Now I think grief is a shape-shifter. It comes and goes. It makes itself comfortable in strange places — in the song you skipped, the birthday you forgot, the photo you weren’t prepared to see.

And I’ve stopped trying to outgrow it. Instead, I make space for it when it shows up. Like a language, I try to learn its peculiar vocabulary. I let the words roll of my tongue. I let grief sit beside me. Not to be tolerated, per se.  Just to be able to say, “Hi. I see you. Please no wahallah!” (ehehehe…) And really it’s enough.

There’s a quiet power in naming what hurts without expecting it to go away. A permission to redefine happiness and job in the presence of profound sadness. In fact, I am totally convinced that there’s a special ring of glory bestowed by our ancestors for allowing sadness to visit without trying to redecorate it as something else.

Anyway, this week, I’m not writing a solution. I’m just writing a recognition. Grief wears many faces. And it doesn’t make me broken to know them all.

Back to writing

I finally got back to writing. I took a break… an involuntary one… there was too much going on around me and I couldn’t focus on my writing discipline. It’s a shame how life’s difficulties can sip into the very things that keep us in balance. I think I have written this before — I am my best self when I have sufficient time to write. I feel grounded and reconciled. Still, I can’t say why the first thing to be chucked out the door when I am struggling is the writing.

It feels like moving my writing from the fickle land of my whims into more permanent territory will be a lifelong venture.

I do have to admit though that my current project doesn’t lend itself to big spurts of writing. I am re-visiting a painful place. It is not easy. I’ve had a few bouts of crying… and sat in my sadness… and even held several pity parties. I want to excuse it all as being quite necessary since my current project is about healing on a very personal level.

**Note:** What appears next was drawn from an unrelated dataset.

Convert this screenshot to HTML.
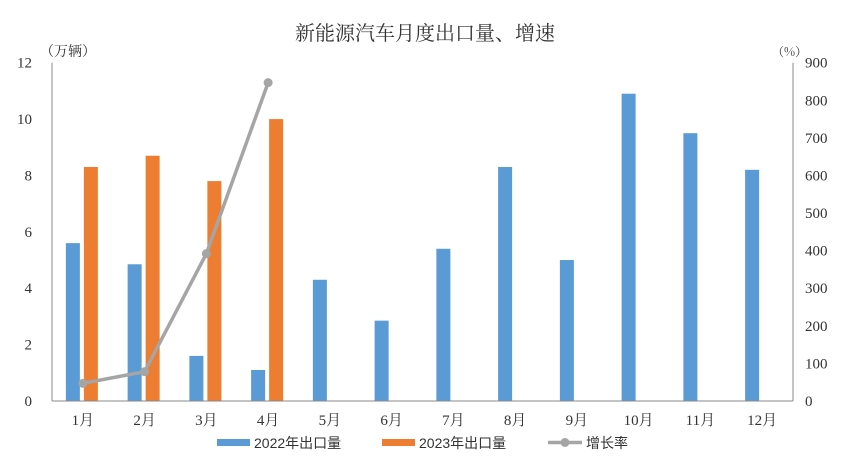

I am realizing that as I re-tell myself the story of the hurt, I am also filing away things that have been holding me back. So I suppose it will be alright in the end.

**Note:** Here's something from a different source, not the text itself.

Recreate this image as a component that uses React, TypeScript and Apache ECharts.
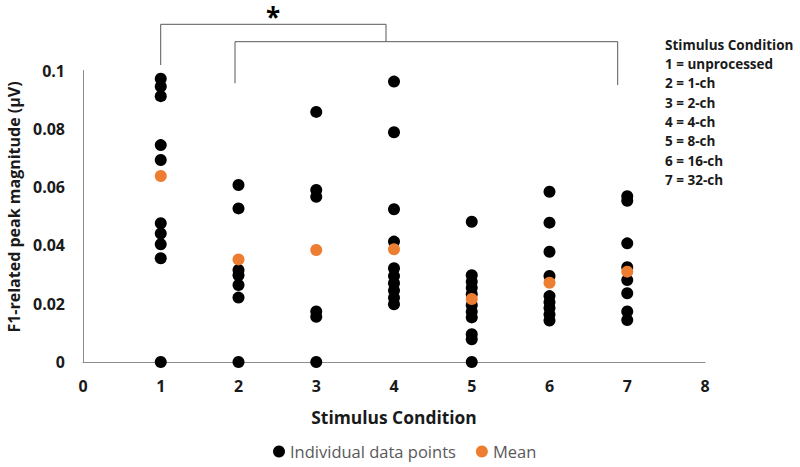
import React, { useEffect, useRef } from "react";
import * as echarts from "echarts";

const conditions = [1, 2, 3, 4, 5, 6, 7];
const cond1 = [0.0972, 0.0945, 0.0912, 0.0744, 0.0693, 0.0476, 0.0441, 0.0404, 0.0356, 0];
const cond2 = [0.0607, 0.0527, 0.0316, 0.0298, 0.0264, 0.0221, 0];
const cond3 = [0.0858, 0.059, 0.0567, 0.0173, 0.0155, 0];
const cond4 = [0.0962, 0.0788, 0.0524, 0.0413, 0.0322, 0.0295, 0.027, 0.0245, 0.022, 0.0198];
const cond5 = [0.0481, 0.0298, 0.0275, 0.0255, 0.0232, 0.0195, 0.0172, 0.0153, 0.0095, 0.0078, 0];
const cond6 = [0.0584, 0.0478, 0.0378, 0.0295, 0.0226, 0.0205, 0.0185, 0.0163, 0.0142];
const cond7 = [0.0569, 0.0553, 0.0407, 0.0325, 0.0281, 0.0236, 0.0173, 0.0144];
const individual = [cond1, cond2, cond3, cond4, cond5, cond6, cond7];
const means = [0.0638, 0.0352, 0.0384, 0.0387, 0.0216, 0.0272, 0.031];

const legendTitle = "Stimulus Condition";
const legendLines = [
  "1 = unprocessed",
  "2 = 1-ch",
  "3 = 2-ch",
  "4 = 4-ch",
  "5 = 8-ch",
  "6 = 16-ch",
  "7 = 32-ch",
];

const FONT = "'Open Sans', 'Noto Sans', sans-serif";

export default function App() {
  const ref = useRef<HTMLDivElement>(null);

  useEffect(() => {
    if (!ref.current) return;
    const chart = echarts.init(ref.current, null, { renderer: "svg" });

    const indData: number[][] = [];
    individual.forEach((vals, i) => {
      vals.forEach((v) => indData.push([conditions[i], v]));
    });
    const meanData = means.map((m, i) => [conditions[i], m]);

    const boxTexts: any[] = [
      {
        type: "text",
        left: 665,
        top: 38,
        style: { text: legendTitle, font: `bold 13.5px ${FONT}`, fill: "#1a1a1a" },
      },
      ...legendLines.map((t, i) => ({
        type: "text",
        left: 665,
        top: 57 + i * 19.3,
        style: { text: t, font: `bold 13.5px ${FONT}`, fill: "#1a1a1a" },
      })),
    ];

    chart.setOption({
      animation: false,
      backgroundColor: "#ffffff",
      textStyle: { fontFamily: FONT },
      grid: {
        left: 83,
        right: 95,
        top: 70.5,
        bottom: 105,
        containLabel: false,
        outerBoundsMode: "none",
      },
      xAxis: {
        type: "value",
        min: 0,
        max: 8,
        interval: 1,
        name: "Stimulus Condition",
        nameLocation: "middle",
        nameGap: 46,
        nameTextStyle: { fontFamily: FONT, fontWeight: "bold", fontSize: 17.4, color: "#1a1a1a" },
        axisLine: { show: true, lineStyle: { color: "#8c8c8c", width: 1 } },
        axisTick: { show: false },
        splitLine: { show: false },
        axisLabel: { margin: 16, fontFamily: FONT, fontWeight: "bold", fontSize: 16, color: "#1a1a1a" },
      },
      yAxis: {
        type: "value",
        min: 0,
        max: 0.1,
        interval: 0.02,
        axisLine: { show: true, lineStyle: { color: "#8c8c8c", width: 1 } },
        axisTick: { show: false },
        splitLine: { show: false },
        axisLabel: { margin: 18, fontFamily: FONT, fontWeight: "bold", fontSize: 16, color: "#1a1a1a" },
      },
      legend: {
        top: 443,
        left: 273,
        padding: 0,
        itemWidth: 12,
        itemHeight: 12,
        itemGap: 20,
        icon: "circle",
        textStyle: { fontFamily: FONT, fontSize: 16.5, color: "#595959" },
        data: ["Individual data points", "Mean"],
      },
      graphic: [
        {
          type: "polyline",
          shape: { points: [[160.7, 65], [160.7, 24.3], [386, 24.3], [386, 41.7]] },
          style: { stroke: "#595959", lineWidth: 1, fill: null },
        },
        {
          type: "polyline",
          shape: { points: [[235, 83.3], [235, 41.7], [617.7, 41.7], [617.7, 85]] },
          style: { stroke: "#595959", lineWidth: 1, fill: null },
        },
        {
          type: "text",
          x: 273,
          y: 17,
          style: {
            text: "*",
            font: `bold 26px ${FONT}`,
            fill: "#000",
            textAlign: "center",
            textVerticalAlign: "middle",
          },
        },
        {
          type: "text",
          x: 14,
          y: 207,
          rotation: Math.PI / 2,
          style: {
            text: "F1-related peak magnitude (μV)",
            font: `bold 16px ${FONT}`,
            fill: "#1a1a1a",
            textAlign: "center",
            textVerticalAlign: "middle",
          },
        },
        ...boxTexts,
      ],
      series: [
        {
          name: "Individual data points",
          type: "scatter",
          data: indData,
          symbol: "circle",
          symbolSize: 12,
          itemStyle: { color: "#000000", opacity: 1 },
          z: 2,
        },
        {
          name: "Mean",
          type: "scatter",
          data: meanData,
          symbol: "circle",
          symbolSize: 12,
          itemStyle: { color: "#ED7D31", opacity: 1 },
          z: 3,
        },
      ],
    });

    return () => chart.dispose();
  }, []);

  return (
    <div
      ref={ref}
      style={{ position: "fixed", left: 0, top: 0, width: 800, height: 467, background: "#fff" }}
    />
  );
}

When it is too much, I have to remind myself that I must write this book because all the others won’t get written if this one is still in the way. Besides, I am pre-occupied with maximizing my happiness potential. The very idea that I have this large expansive of satisfaction that I have yet to feel drives me to search fervently. If healing is necessary for me to access it, then I have to keep going.

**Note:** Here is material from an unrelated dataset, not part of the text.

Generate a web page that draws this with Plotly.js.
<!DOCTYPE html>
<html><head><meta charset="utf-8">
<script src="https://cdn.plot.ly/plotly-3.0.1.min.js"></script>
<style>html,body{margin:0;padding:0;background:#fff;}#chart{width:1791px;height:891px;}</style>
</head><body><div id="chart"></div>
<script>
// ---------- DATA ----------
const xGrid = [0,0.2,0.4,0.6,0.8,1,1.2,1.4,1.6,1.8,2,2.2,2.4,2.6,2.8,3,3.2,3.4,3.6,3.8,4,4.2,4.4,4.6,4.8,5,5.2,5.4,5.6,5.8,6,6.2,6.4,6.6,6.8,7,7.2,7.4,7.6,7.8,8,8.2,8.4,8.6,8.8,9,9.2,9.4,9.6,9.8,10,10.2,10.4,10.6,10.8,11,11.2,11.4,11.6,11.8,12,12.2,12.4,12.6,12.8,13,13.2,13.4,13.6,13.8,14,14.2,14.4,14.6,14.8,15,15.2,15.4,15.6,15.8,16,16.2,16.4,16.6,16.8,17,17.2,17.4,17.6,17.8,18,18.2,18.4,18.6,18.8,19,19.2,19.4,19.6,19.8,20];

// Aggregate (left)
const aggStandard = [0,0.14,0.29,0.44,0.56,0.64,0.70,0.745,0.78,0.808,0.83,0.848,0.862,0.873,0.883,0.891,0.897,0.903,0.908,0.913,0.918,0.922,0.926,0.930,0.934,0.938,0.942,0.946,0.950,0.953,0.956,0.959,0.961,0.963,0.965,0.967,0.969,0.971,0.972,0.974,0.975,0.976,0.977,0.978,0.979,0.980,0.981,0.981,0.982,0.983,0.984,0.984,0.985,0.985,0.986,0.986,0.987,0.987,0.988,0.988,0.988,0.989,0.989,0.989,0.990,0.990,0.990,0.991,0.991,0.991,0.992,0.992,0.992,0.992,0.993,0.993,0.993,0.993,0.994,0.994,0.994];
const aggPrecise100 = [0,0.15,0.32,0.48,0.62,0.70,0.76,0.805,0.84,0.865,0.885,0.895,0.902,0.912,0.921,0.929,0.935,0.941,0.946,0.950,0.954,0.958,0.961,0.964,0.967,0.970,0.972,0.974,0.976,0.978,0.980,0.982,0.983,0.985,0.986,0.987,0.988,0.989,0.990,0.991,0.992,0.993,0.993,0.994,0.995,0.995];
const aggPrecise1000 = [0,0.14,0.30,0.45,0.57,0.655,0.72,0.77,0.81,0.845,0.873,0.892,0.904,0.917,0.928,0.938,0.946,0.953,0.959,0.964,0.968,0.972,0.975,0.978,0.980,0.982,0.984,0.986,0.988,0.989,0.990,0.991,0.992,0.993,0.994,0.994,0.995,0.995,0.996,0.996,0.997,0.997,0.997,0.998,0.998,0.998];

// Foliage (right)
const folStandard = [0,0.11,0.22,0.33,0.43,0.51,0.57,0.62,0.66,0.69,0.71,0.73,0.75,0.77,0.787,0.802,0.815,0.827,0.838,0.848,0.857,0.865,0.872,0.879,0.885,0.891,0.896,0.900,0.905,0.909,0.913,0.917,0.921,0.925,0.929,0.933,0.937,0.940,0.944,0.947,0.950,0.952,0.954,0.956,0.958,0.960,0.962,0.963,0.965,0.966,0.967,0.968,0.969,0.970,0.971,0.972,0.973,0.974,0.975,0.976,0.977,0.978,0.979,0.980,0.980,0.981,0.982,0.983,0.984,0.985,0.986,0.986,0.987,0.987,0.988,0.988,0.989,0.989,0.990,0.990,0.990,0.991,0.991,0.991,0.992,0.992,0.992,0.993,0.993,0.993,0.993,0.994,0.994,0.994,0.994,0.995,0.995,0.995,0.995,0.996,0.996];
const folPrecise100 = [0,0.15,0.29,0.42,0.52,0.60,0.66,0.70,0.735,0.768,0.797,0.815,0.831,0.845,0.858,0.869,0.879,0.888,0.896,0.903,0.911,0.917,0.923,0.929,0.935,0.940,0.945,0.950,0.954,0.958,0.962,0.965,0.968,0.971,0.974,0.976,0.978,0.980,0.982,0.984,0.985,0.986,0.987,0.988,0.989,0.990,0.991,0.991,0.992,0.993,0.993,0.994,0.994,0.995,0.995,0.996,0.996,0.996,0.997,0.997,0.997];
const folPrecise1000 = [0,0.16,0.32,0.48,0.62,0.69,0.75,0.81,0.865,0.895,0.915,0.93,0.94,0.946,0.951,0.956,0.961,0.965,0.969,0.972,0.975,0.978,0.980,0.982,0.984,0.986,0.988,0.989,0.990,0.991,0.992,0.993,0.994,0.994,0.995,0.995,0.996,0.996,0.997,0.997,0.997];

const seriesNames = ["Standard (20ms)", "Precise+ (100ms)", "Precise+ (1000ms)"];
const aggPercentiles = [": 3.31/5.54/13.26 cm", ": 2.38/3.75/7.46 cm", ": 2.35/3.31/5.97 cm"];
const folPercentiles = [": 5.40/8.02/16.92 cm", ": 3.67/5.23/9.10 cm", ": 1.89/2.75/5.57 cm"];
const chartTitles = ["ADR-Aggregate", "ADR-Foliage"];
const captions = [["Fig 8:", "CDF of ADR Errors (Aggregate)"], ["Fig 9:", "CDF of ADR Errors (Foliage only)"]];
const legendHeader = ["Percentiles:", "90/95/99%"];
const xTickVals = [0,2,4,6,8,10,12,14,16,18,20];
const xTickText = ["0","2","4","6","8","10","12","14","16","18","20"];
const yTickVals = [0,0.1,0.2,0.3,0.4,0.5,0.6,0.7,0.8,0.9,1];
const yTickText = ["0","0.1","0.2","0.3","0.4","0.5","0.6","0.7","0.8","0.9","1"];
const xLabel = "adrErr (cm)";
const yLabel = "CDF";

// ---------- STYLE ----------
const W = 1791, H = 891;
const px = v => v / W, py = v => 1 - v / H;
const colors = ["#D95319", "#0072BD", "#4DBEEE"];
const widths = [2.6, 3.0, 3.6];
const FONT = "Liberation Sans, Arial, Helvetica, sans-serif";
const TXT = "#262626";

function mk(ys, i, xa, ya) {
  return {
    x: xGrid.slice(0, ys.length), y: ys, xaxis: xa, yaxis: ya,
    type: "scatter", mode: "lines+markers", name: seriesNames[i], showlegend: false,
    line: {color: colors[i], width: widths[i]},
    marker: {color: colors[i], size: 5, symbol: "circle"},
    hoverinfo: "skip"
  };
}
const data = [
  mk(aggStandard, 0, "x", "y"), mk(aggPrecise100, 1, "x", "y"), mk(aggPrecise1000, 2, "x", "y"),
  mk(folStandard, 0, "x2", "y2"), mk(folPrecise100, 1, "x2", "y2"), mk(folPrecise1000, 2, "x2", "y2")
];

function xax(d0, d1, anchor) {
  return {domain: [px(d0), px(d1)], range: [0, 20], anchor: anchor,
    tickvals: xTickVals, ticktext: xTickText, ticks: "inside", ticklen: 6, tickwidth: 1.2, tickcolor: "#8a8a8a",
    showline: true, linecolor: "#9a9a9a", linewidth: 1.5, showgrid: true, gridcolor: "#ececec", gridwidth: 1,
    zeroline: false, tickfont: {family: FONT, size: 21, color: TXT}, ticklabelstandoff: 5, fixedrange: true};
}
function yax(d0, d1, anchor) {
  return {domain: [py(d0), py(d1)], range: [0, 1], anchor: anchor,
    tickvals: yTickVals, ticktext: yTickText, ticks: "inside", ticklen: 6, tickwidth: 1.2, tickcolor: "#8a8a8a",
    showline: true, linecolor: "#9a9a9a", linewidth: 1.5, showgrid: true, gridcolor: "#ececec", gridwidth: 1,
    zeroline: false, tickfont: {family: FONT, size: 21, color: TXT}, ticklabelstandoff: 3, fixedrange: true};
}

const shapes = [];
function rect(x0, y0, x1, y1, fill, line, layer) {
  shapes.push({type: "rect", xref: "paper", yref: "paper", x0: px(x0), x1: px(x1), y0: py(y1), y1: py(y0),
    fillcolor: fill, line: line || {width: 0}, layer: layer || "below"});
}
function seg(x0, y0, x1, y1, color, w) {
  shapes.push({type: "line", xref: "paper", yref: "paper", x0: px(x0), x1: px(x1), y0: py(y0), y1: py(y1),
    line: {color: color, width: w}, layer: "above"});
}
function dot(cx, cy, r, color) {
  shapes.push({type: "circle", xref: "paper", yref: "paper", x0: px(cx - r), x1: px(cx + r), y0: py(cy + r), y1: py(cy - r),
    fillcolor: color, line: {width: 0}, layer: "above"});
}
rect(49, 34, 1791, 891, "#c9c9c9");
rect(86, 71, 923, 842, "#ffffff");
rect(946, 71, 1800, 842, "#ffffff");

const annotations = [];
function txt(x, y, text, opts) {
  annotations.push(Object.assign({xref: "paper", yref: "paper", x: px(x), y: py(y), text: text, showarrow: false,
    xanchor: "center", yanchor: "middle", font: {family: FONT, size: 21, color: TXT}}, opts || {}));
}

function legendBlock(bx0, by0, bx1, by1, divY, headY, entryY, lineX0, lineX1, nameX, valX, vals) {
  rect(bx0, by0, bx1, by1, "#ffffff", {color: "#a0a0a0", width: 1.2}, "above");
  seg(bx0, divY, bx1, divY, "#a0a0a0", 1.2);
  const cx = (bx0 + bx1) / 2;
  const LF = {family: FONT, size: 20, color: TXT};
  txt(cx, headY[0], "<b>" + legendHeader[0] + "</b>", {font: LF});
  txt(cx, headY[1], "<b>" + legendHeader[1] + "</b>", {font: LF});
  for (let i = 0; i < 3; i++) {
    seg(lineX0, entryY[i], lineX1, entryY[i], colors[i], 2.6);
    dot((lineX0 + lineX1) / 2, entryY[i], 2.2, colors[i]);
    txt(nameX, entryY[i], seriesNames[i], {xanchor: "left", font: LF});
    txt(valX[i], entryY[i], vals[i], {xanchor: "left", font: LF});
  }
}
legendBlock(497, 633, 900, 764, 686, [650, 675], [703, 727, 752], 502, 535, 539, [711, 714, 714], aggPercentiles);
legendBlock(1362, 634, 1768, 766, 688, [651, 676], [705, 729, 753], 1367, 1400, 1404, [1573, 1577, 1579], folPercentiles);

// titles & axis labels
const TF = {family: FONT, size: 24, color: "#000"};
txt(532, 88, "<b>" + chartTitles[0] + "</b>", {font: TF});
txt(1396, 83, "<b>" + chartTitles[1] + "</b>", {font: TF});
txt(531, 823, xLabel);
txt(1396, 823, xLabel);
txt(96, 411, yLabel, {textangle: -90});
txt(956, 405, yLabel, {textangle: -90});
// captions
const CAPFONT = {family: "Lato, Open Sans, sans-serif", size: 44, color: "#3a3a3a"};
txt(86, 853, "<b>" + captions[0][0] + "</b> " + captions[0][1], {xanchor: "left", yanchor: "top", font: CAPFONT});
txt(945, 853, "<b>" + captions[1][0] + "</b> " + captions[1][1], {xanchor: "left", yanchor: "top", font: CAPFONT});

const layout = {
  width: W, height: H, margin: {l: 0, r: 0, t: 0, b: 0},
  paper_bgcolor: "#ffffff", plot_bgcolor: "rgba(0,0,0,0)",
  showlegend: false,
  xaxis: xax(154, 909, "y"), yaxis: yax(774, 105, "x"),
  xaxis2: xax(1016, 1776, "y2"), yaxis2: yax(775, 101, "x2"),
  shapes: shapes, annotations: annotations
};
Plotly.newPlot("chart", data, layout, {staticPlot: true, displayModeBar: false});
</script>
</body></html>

Also, since I have a longing to experience relationships on a certain level of authenticity, I guess it means that I have to confront my hurts and deal with my domestication (… this is a veiled reference to Don Miguel Ruiz’s Mastery of Love — I should reflect on that one of these days…).

Needless to say, the writing project that I am trying to finish now requires a deeper level of reckoning and well, the result is that I am running from myself even as I am reluctantly trudging towards the healing that it brings.

There is one fringe benefit of having completed one book project though: the prospect of getting to the end of this road fills me with anticipatory joy. I know that I will get there eventually and that it will be worth every morsel of pain and struggle.